Les habitants de Bint Jbeil, qui se reconstruit tant bien que mal avec les fonds du Qatar, ne ménagent pas l'État qui, selon eux, les a honteusement abandonnés, en 2000 et en 2006, comme s'il se lavait les mains de leur sort. « Après cela, on nous reproche d'être avec le Hezbollah, s'écrie Hiba. Mais nous a-t-on laissé un autre choix ? Quel recours avons-nous eu pendant toutes ces années ? Qui s'est intéressé à nous ? Le gouvernement a bien tenu une réunion extraordinaire à Bint Jbeil le 25 mai 2000, mais depuis, à part les ministres d'Amal et du Hezbollah, aucune personnalité officielle n'a fait le déplacement jusqu'ici... »

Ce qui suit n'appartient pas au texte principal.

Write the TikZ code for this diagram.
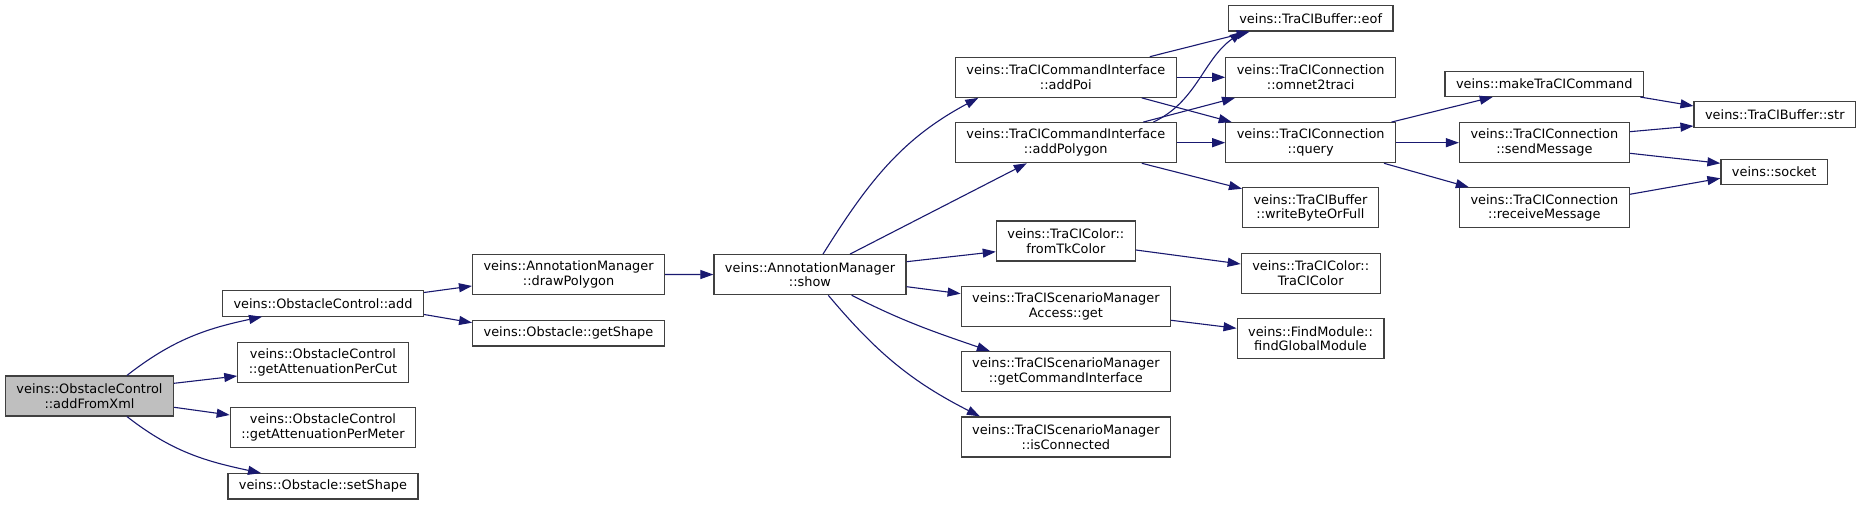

Pourtant, en ce mois de mai 2000, ils avaient réellement cru qu'une nouvelle aube commençait pour le pays. Ils pensaient vraiment que la page des dissensions internes était définitivement tournée et que désormais, le Sud serait au cœur du pays. Ils ont vite déchanté. La polémique soulevée autour des anciens collaborateurs, la lenteur des institutions étatiques, les conflits politiques et les querelles de clocher ainsi que les conditions économiques difficiles se sont rapidement imposés au Sud comme ailleurs, faisant passer au second plan toutes les autres considérations.
La guerre de 2006 a été ensuite une nouvelle épreuve, mais aussi une nouvelle source de fierté. « Elle a montré, rappelle Hussein, que l'option de la résistance était juste et efficace. Et cette fois, nous n'avons pas reçu les aides de l'État, mais le Qatar a directement organisé la reconstruction de notre ville. Seulement, c'est au cours des trois dernières années que tout s'est gâché. » Ils se sentent désormais exclus du reste du pays. « C'est pourtant nous qui vivons sous la menace israélienne directe », lance Fatmé, qui reconnaît toutefois l'existence d'un élément positif : le retour des chrétiens de la région et la bonne entente qui règne avec eux. « Il n'y a aucune différence entre nous. Nous avons les mêmes problèmes et les mêmes aspirations », précise Ali.
Unis dans la même amertume et dans la même angoisse, les habitants du Sud ? « Nous aurions voulu être unis avec le reste du pays dans un même objectif la lutte contre la menace israélienne. Nous, nous sommes prêts, mais les autres ? » demande Ali.